Stia is a frazione of the comune of Pratovecchio Stia in the Province of Arezzo in the Italian region Tuscany, located about 40 kilometres (25 mi) east of Florence and about 40 kilometres (25 mi) northwest of Arezzo. It was an independent commune until it was merged to Pratovecchio in 2014.
The town of Stia is often called the "source of the Arno", although the real source is some 1,200 metres (3,900 ft) higher on the slopes of Monte Falterona. However Stia is the first true village the Arno reaches, where it is joined by another river, the Staggia, that starts at Passo la Calla to the north-east. It is suggested that the name 'Stia' comes from a corruption of the river Staggia's name. As well as the being situated on the confluence of the Arno and the Staggia, Stia also has its own spring that rises in the park of Palagio Fiorentino, which has now been channelled so the water flows from 10 permanent taps.

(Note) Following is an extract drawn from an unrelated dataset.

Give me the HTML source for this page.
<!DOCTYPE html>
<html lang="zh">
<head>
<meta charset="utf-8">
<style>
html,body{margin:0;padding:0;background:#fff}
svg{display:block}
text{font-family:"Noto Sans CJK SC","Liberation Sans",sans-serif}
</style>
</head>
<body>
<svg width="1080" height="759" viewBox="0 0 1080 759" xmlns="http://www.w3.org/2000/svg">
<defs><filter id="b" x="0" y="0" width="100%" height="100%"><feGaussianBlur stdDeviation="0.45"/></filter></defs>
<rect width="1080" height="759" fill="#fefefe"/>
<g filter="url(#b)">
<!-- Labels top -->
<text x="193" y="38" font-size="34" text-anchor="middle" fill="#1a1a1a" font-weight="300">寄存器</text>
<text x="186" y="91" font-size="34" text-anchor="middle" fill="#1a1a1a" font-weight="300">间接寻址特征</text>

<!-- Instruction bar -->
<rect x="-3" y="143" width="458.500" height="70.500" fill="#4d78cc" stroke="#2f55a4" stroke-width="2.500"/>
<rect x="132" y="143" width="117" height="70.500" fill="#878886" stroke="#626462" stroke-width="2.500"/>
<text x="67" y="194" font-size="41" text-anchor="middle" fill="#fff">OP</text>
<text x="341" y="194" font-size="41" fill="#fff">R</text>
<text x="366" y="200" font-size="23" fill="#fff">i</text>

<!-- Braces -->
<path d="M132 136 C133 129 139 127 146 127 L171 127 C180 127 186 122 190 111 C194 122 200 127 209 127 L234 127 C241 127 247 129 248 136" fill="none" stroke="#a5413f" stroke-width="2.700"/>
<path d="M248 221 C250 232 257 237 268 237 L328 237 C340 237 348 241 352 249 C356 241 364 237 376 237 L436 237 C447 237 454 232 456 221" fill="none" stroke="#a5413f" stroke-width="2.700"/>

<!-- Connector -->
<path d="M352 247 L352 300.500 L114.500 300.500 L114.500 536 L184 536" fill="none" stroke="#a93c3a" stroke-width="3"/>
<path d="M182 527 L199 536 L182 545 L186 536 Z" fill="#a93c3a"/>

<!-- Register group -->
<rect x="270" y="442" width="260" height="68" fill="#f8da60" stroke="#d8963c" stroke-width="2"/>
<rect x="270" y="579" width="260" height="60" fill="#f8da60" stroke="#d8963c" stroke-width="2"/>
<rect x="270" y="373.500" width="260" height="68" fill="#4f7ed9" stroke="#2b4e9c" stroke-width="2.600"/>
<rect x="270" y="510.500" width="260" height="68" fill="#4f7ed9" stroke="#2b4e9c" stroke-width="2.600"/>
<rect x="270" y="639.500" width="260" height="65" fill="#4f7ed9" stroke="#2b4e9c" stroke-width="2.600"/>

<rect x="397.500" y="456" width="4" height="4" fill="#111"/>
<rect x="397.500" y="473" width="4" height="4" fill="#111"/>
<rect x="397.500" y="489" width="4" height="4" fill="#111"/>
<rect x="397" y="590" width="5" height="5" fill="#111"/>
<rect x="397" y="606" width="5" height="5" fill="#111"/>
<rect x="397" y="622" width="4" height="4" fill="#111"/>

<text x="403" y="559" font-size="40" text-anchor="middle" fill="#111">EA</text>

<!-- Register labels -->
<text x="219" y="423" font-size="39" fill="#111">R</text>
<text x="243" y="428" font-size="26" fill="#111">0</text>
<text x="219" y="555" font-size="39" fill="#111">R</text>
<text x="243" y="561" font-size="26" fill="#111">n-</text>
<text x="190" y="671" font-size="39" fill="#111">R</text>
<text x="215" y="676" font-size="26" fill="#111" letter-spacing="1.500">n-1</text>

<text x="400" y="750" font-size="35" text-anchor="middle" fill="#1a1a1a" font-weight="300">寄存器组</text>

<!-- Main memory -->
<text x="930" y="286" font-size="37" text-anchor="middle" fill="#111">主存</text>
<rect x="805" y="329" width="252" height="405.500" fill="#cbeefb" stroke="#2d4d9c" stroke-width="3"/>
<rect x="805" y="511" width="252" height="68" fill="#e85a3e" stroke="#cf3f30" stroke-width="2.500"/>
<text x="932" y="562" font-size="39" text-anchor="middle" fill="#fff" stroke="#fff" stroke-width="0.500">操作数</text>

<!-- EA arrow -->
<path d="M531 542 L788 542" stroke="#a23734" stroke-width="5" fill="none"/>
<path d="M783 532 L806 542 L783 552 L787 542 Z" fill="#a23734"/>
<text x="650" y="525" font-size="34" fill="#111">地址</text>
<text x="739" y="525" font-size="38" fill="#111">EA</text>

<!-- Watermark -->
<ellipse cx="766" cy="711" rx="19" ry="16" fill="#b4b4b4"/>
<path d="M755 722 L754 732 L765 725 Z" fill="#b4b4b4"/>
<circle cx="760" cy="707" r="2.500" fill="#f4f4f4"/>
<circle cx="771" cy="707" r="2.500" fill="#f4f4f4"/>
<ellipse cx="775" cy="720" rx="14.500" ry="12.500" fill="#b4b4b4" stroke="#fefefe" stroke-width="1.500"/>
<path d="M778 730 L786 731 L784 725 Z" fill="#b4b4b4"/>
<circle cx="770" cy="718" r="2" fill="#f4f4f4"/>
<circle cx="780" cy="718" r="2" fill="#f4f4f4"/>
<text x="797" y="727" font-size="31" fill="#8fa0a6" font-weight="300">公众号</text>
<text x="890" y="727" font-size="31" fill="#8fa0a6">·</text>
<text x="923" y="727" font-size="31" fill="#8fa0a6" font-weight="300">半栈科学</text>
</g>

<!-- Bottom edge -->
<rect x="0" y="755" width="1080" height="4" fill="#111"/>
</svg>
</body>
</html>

Stia borders the following municipalities: Londa, Pratovecchio, San Godenzo and Santa Sofia. It contus the hamlets (frazioni) of Molin di Bucchio, Palazzo, Papiano, Papiano Alto, Porciano, Santa Maria alle Grazie and Vallucciole.
Stia grew up as the market place below the Guidi castle at Porciano. Presumably due to the topography, the piazza is not a normal square, but a more unusual triangular shape, sloping steeply at its far end. Today called Piazza Tanucci, after the Bernardo Tanucci, an Italian statesman, who was born in Stia in 1698.

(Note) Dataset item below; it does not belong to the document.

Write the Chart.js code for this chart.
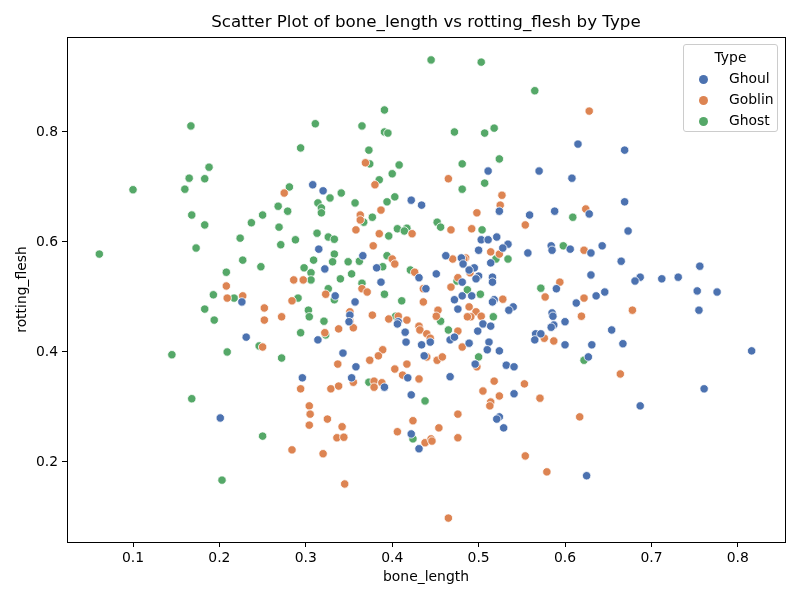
<!DOCTYPE html>
<html>
<head>
<meta charset="utf-8">
<script src="https://cdn.jsdelivr.net/npm/chart.js@4.4.0/dist/chart.umd.min.js"></script>
<style>
  body { margin: 0; background: #fff; }
  #wrap { position: relative; width: 800px; height: 600px; }
  #title {
    position: absolute; left: 67px; width: 718px; top: 11px; text-align: center;
    font-family: "DejaVu Sans", sans-serif; font-size: 16.7px; color: #000; line-height: 20px;
  }
  #legend {
    position: absolute; left: 683px; top: 44px; width: 93px; height: 86px;
    border: 1px solid #cccccc; border-radius: 3px; background: rgba(255,255,255,0.8);
    font-family: "DejaVu Sans", sans-serif; font-size: 13.9px; color: #000;
  }
  #legend .ttl { text-align: center; margin-top: 4px; height: 21px; }
  #legend .row { position: relative; height: 21px; }
  #legend .dot { position: absolute; left: 15px; top: 5px; width: 9px; height: 9px; border-radius: 50%; }
  #legend .lbl { position: absolute; left: 45px; top: 0px; }
</style>
</head>
<body>
<div id="wrap">
  <canvas id="chart" width="800" height="600"></canvas>
  <div id="title">Scatter Plot of bone_length vs rotting_flesh by Type</div>
  <div id="legend"></div>
</div>
<script>
// values: [bone_length, rotting_flesh]
const typeNames = ['Ghoul', 'Goblin', 'Ghost'];
const typeColors = ['#4c72b0', '#dd8452', '#55a868'];

const ghoulData = [
  [0.308,0.704],[0.320,0.693],[0.422,0.676],[0.615,0.778],[0.511,0.729],[0.570,0.729],[0.608,0.716],[0.669,0.767],
  [0.226,0.491],[0.231,0.427],[0.434,0.667],[0.315,0.587],[0.366,0.575],[0.322,0.551],[0.382,0.553],[0.431,0.535],
  [0.387,0.527],[0.334,0.502],[0.357,0.491],[0.351,0.467],[0.350,0.455],[0.407,0.455],[0.406,0.451],[0.415,0.436],
  [0.314,0.422],[0.416,0.418],[0.434,0.413],[0.343,0.398],[0.437,0.393],[0.358,0.373],[0.524,0.656],[0.559,0.649],
  [0.588,0.656],[0.628,0.651],[0.503,0.604],[0.511,0.604],[0.521,0.609],[0.534,0.596],[0.528,0.589],[0.500,0.585],
  [0.514,0.562],[0.462,0.575],[0.480,0.571],[0.482,0.560],[0.557,0.580],[0.584,0.593],[0.585,0.585],[0.606,0.587],
  [0.630,0.580],[0.643,0.593],[0.495,0.553],[0.489,0.549],[0.500,0.538],[0.497,0.533],[0.451,0.542],[0.516,0.536],
  [0.516,0.527],[0.481,0.527],[0.439,0.515],[0.481,0.502],[0.492,0.502],[0.472,0.495],[0.518,0.495],[0.516,0.491],
  [0.540,0.482],[0.535,0.476],[0.476,0.478],[0.505,0.451],[0.514,0.447],[0.499,0.438],[0.444,0.418],[0.467,0.422],
  [0.472,0.427],[0.489,0.416],[0.512,0.418],[0.510,0.404],[0.524,0.402],[0.590,0.515],[0.630,0.540],[0.636,0.502],
  [0.613,0.489],[0.646,0.509],[0.585,0.471],[0.586,0.465],[0.600,0.455],[0.587,0.449],[0.584,0.445],[0.566,0.433],
  [0.572,0.433],[0.565,0.422],[0.600,0.413],[0.631,0.413],[0.496,0.378],[0.532,0.376],[0.541,0.373],[0.627,0.391],
  [0.669,0.673],[0.673,0.620],[0.665,0.565],[0.756,0.556],[0.687,0.536],[0.681,0.529],[0.712,0.533],[0.731,0.536],
  [0.753,0.511],[0.776,0.509],[0.755,0.476],[0.654,0.440],[0.667,0.415],[0.816,0.402],[0.296,0.353],[0.353,0.353],
  [0.391,0.336],[0.418,0.353],[0.422,0.322],[0.422,0.251],[0.431,0.224],[0.467,0.355],[0.541,0.324],[0.524,0.282],
  [0.521,0.278],[0.529,0.262],[0.625,0.175],[0.687,0.302],[0.761,0.333],[0.201,0.280]
];

const goblinData = [
  [0.369,0.744],[0.380,0.704],[0.275,0.689],[0.628,0.838],[0.465,0.715],[0.527,0.685],[0.208,0.520],[0.209,0.498],
  [0.227,0.502],[0.363,0.649],[0.363,0.640],[0.387,0.658],[0.358,0.622],[0.385,0.615],[0.423,0.615],[0.378,0.593],
  [0.400,0.569],[0.403,0.560],[0.426,0.545],[0.286,0.531],[0.297,0.531],[0.365,0.515],[0.371,0.509],[0.323,0.505],
  [0.284,0.493],[0.436,0.491],[0.252,0.480],[0.252,0.458],[0.272,0.464],[0.351,0.473],[0.351,0.456],[0.377,0.467],
  [0.396,0.460],[0.407,0.465],[0.417,0.458],[0.431,0.447],[0.432,0.440],[0.355,0.444],[0.338,0.442],[0.322,0.435],
  [0.250,0.409],[0.389,0.404],[0.384,0.393],[0.374,0.385],[0.337,0.378],[0.417,0.378],[0.403,0.369],[0.436,0.515],
  [0.525,0.667],[0.498,0.653],[0.624,0.660],[0.554,0.631],[0.468,0.622],[0.492,0.624],[0.514,0.582],[0.524,0.578],
  [0.470,0.569],[0.485,0.571],[0.483,0.569],[0.490,0.544],[0.476,0.535],[0.468,0.518],[0.528,0.496],[0.489,0.482],
  [0.453,0.476],[0.451,0.465],[0.497,0.473],[0.503,0.465],[0.491,0.464],[0.487,0.464],[0.476,0.438],[0.440,0.433],
  [0.444,0.425],[0.481,0.409],[0.622,0.585],[0.594,0.527],[0.577,0.500],[0.622,0.498],[0.619,0.465],[0.576,0.425],
  [0.587,0.420],[0.440,0.391],[0.452,0.385],[0.458,0.391],[0.678,0.476],[0.294,0.333],[0.329,0.333],[0.338,0.338],
  [0.355,0.345],[0.379,0.347],[0.379,0.336],[0.388,0.344],[0.412,0.358],[0.431,0.351],[0.304,0.302],[0.305,0.287],
  [0.304,0.267],[0.325,0.278],[0.342,0.264],[0.336,0.244],[0.344,0.245],[0.284,0.222],[0.320,0.215],[0.345,0.160],
  [0.406,0.255],[0.424,0.275],[0.438,0.235],[0.498,0.373],[0.518,0.347],[0.553,0.342],[0.505,0.329],[0.524,0.320],
  [0.571,0.316],[0.514,0.309],[0.513,0.302],[0.476,0.287],[0.617,0.282],[0.454,0.262],[0.445,0.242],[0.446,0.238],
  [0.476,0.244],[0.554,0.211],[0.579,0.182],[0.465,0.098],[0.664,0.360]
];

const ghostData = [
  [0.167,0.811],[0.188,0.736],[0.165,0.716],[0.183,0.715],[0.160,0.696],[0.100,0.695],[0.391,0.840],[0.311,0.815],
  [0.365,0.811],[0.391,0.800],[0.395,0.798],[0.294,0.771],[0.373,0.767],[0.374,0.742],[0.408,0.740],[0.400,0.724],
  [0.385,0.713],[0.281,0.700],[0.341,0.689],[0.328,0.680],[0.403,0.682],[0.445,0.931],[0.503,0.927],[0.565,0.875],
  [0.472,0.800],[0.507,0.798],[0.518,0.807],[0.481,0.742],[0.524,0.751],[0.507,0.707],[0.481,0.696],[0.168,0.649],
  [0.183,0.631],[0.224,0.607],[0.061,0.578],[0.173,0.589],[0.227,0.567],[0.208,0.545],[0.193,0.504],[0.217,0.498],
  [0.183,0.478],[0.194,0.458],[0.145,0.395],[0.209,0.400],[0.357,0.671],[0.394,0.673],[0.268,0.665],[0.279,0.656],
  [0.314,0.671],[0.318,0.662],[0.318,0.653],[0.250,0.649],[0.237,0.635],[0.367,0.636],[0.377,0.645],[0.269,0.627],
  [0.406,0.624],[0.417,0.625],[0.414,0.620],[0.396,0.611],[0.313,0.616],[0.288,0.604],[0.326,0.609],[0.333,0.605],
  [0.271,0.595],[0.394,0.575],[0.333,0.578],[0.331,0.564],[0.309,0.567],[0.349,0.564],[0.362,0.565],[0.248,0.555],
  [0.298,0.553],[0.389,0.555],[0.421,0.549],[0.306,0.544],[0.306,0.531],[0.353,0.542],[0.340,0.533],[0.365,0.525],
  [0.326,0.515],[0.391,0.505],[0.291,0.498],[0.333,0.495],[0.411,0.493],[0.303,0.476],[0.304,0.464],[0.321,0.456],
  [0.404,0.465],[0.294,0.435],[0.323,0.431],[0.246,0.411],[0.272,0.389],[0.609,0.645],[0.452,0.636],[0.456,0.627],
  [0.504,0.622],[0.520,0.569],[0.534,0.569],[0.598,0.593],[0.475,0.529],[0.487,0.513],[0.502,0.505],[0.517,0.464],
  [0.456,0.456],[0.465,0.440],[0.500,0.391],[0.572,0.516],[0.622,0.385],[0.168,0.315],[0.203,0.167],[0.250,0.247],
  [0.373,0.345],[0.438,0.311],[0.424,0.242]
];

const xTicks = [0.1, 0.2, 0.3, 0.4, 0.5, 0.6, 0.7, 0.8];
const yTicks = [0.2, 0.4, 0.6, 0.8];

const font = 'DejaVu Sans';
const seriesData = [ghoulData, goblinData, ghostData];

// matplotlib-style box round the axes
const frame = {
  id: 'frame',
  afterDraw(chart) {
    const a = chart.chartArea;
    const c = chart.ctx;
    c.save();
    c.strokeStyle = '#000';
    c.lineWidth = 1;
    c.strokeRect(a.left + 0.5, a.top + 0.5, a.right - a.left, a.bottom - a.top);
    c.restore();
  }
};

const datasets = typeNames.map((name, i) => ({
  label: name,
  data: seriesData[i].map(p => ({ x: p[0], y: p[1] })),
  backgroundColor: typeColors[i],
  borderColor: '#ffffff',
  borderWidth: 0.8,
  pointRadius: 4.2,
  pointHoverRadius: 4.2
}));

new Chart(document.getElementById('chart'), {
  type: 'scatter',
  data: { datasets: datasets },
  plugins: [frame],
  options: {
    responsive: false,
    animation: false,
    layout: { padding: { top: 37, right: 15, left: 0, bottom: 0 } },
    plugins: {
      legend: { display: false },
      tooltip: { enabled: false },
      title: { display: false }
    },
    scales: {
      x: {
        type: 'linear',
        min: 0.0236,
        max: 0.8546,
        afterFit: s => { s.height = 58; },
        afterBuildTicks: s => { s.ticks = xTicks.map(v => ({ value: v })); },
        ticks: { color: '#000', padding: 3, font: { family: font, size: 13.9 }, callback: v => v.toFixed(1) },
        grid: { display: true, drawOnChartArea: false, drawTicks: true, tickLength: 5, tickColor: '#000' },
        border: { display: true, color: '#000' },
        title: { display: true, text: 'bone_length', color: '#000', font: { family: font, size: 13.9 }, padding: { top: 0, bottom: 14 } }
      },
      y: {
        type: 'linear',
        min: 0.0545,
        max: 0.9727,
        afterFit: s => { s.width = 67; },
        afterBuildTicks: s => { s.ticks = yTicks.map(v => ({ value: v })); },
        ticks: { color: '#000', padding: 4, font: { family: font, size: 13.9 }, callback: v => v.toFixed(1) },
        grid: { display: true, drawOnChartArea: false, drawTicks: true, tickLength: 5, tickColor: '#000' },
        border: { display: true, color: '#000' },
        title: { display: true, text: 'rotting_flesh', color: '#000', font: { family: font, size: 13.9 }, padding: { top: 14, bottom: 0 } }
      }
    }
  }
});

// legend box in the upper right, as in the reference
const legend = document.getElementById('legend');
let html = '<div class="ttl">Type</div>';
typeNames.forEach((name, i) => {
  html += '<div class="row"><span class="dot" style="background:' + typeColors[i] + '"></span><span class="lbl">' + name + '</span></div>';
});
legend.innerHTML = html;
</script>
</body>
</html>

Stia boasts a pair of covered arcades that run along either side of the piazza, today housing a variety of shops, bars and restaurants. On entering the piazza from the lower end, the baroque facade of Santa Maria della Assunta dominates the left-hand side of the street. The plain, 19th-century facade belies the fact that inside is a well-preserved Romanesque interior that is at least six hundred years older.
The original church was built around 1150 for the Guidi Counts at Porciano, although a sacred site here was documented even earlier in 1017. The original facade was demolished in 1776, when the piazza was enlarged, and was rebuilt in the present Baroque style.

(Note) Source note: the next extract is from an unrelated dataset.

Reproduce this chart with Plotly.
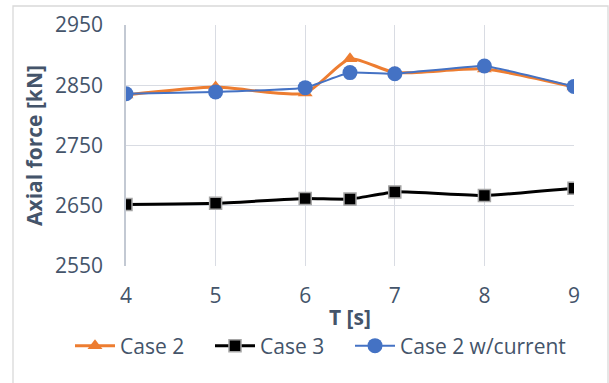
import plotly.graph_objects as go

T = [4, 5, 6, 6.5, 7, 8, 9]
case2 = [2834, 2847, 2837, 2894, 2871, 2877, 2847]
case3 = [2652, 2654, 2662, 2661, 2673, 2667, 2679]
case2_current = [2836, 2839, 2846, 2871, 2869, 2882, 2848]
y_ticks = [2550, 2650, 2750, 2850, 2950]
x_ticks = [4, 5, 6, 7, 8, 9]

FONT = "Open Sans"
TXT = "#44546A"
FS = 21

fig = go.Figure()
fig.add_trace(go.Scatter(
    x=T, y=case2, name="Case 2", mode="lines+markers", legendwidth=85,
    line=dict(color="#ED7D31", width=3, shape="spline", smoothing=0.6),
    marker=dict(symbol="triangle-up", size=13, color="#ED7D31"),
))
fig.add_trace(go.Scatter(
    x=T, y=case3, name="Case 3", mode="lines+markers", legendwidth=85,
    line=dict(color="#000000", width=3, shape="spline", smoothing=0.4),
    marker=dict(symbol="square", size=12, color="#000000",
                line=dict(color="#A5A5A5", width=1.5)),
))
fig.add_trace(go.Scatter(
    x=T, y=case2_current, name="Case 2 w/current", mode="lines+markers",
    legendwidth=185,
    line=dict(color="#4472C4", width=2, shape="spline", smoothing=0.3),
    marker=dict(symbol="circle", size=15, color="#4472C4"),
))

L, R, TOP, B = 126, 35, 25, 117
W, H = 609, 383
pw, ph = W - L - R, H - TOP - B

def px(x):
    return (x - L) / pw

def py(y):
    return (H - B - y) / ph

fig.update_layout(
    width=W, height=H,
    margin=dict(l=L, r=R, t=TOP, b=B, pad=0, autoexpand=False),
    paper_bgcolor="white", plot_bgcolor="white",
    font=dict(family=FONT, size=FS, color=TXT),
    showlegend=True,
    legend=dict(orientation="h", x=px(70), xanchor="left",
                y=py(346), yanchor="middle",
                font=dict(family=FONT, size=FS, color=TXT),
                itemwidth=40, tracegroupgap=0, itemsizing="trace",
                bgcolor="rgba(0,0,0,0)"),
    xaxis=dict(range=[4, 9], tickvals=x_ticks, showgrid=True,
               gridcolor="#D9DCE3", gridwidth=1.3, zeroline=False,
               showline=False, ticklabelstandoff=15,
               tickfont=dict(family=FONT, size=FS, color=TXT)),
    yaxis=dict(range=[2550, 2950], tickvals=y_ticks, showgrid=True,
               gridcolor="#D9DCE3", gridwidth=1.3, zeroline=False,
               showline=True, linecolor="#C3C9D3", linewidth=1.5,
               ticklabelstandoff=17,
               tickfont=dict(family=FONT, size=FS, color=TXT)),
    annotations=[
        dict(text="<b>T [s]</b>", x=0.5, y=py(317), xref="paper", yref="paper",
             showarrow=False, xanchor="center", yanchor="middle",
             font=dict(family=FONT, size=FS, color=TXT)),
        dict(text="<b>Axial force [kN]</b>", x=px(34), y=py(146), xref="paper",
             yref="paper", showarrow=False, textangle=-90,
             xanchor="center", yanchor="middle",
             font=dict(family=FONT, size=FS, color=TXT)),
    ],
    shapes=[dict(type="rect", xref="paper", yref="paper",
                 x0=px(13), x1=px(608), y0=py(395), y1=py(6),
                 line=dict(color="#D9D9D9", width=1.3), layer="below")],
)

fig.write_html("out.html", config={"displayModeBar": False},
               post_script="document.body.style.margin='0';document.body.style.overflow='hidden';")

Inside the sandstone columns are topped with capitals decorated with flora, animals and stylized people. The church also contains a glazed blue-and-white terracotta Madonna and Child; an example of the artist Andrea della Robbia's work.
The campanile at the rear of the church has been altered several times over its history, with the current belfry and clock added in the eighteenth century.
Historically the Casentino was a fertile valley with various industries helping make the area prosper. Timber was important during the Medici period for ship building, as was the woolen fabric, produced first to clothe the monks and nuns in the area, and then the wealthy families of Tuscany. 'Panno Casentino' was originally made with yarn spun by local women at home, and later was produced in "modern cloth mills which line the Staggia" (Ella Noyes, 1905). At its height, the largest wool mill in Stia, built in 1838, employed over 500 people, and produced 700,000 metres of cloth a year.
The factory is now a museum of wool production.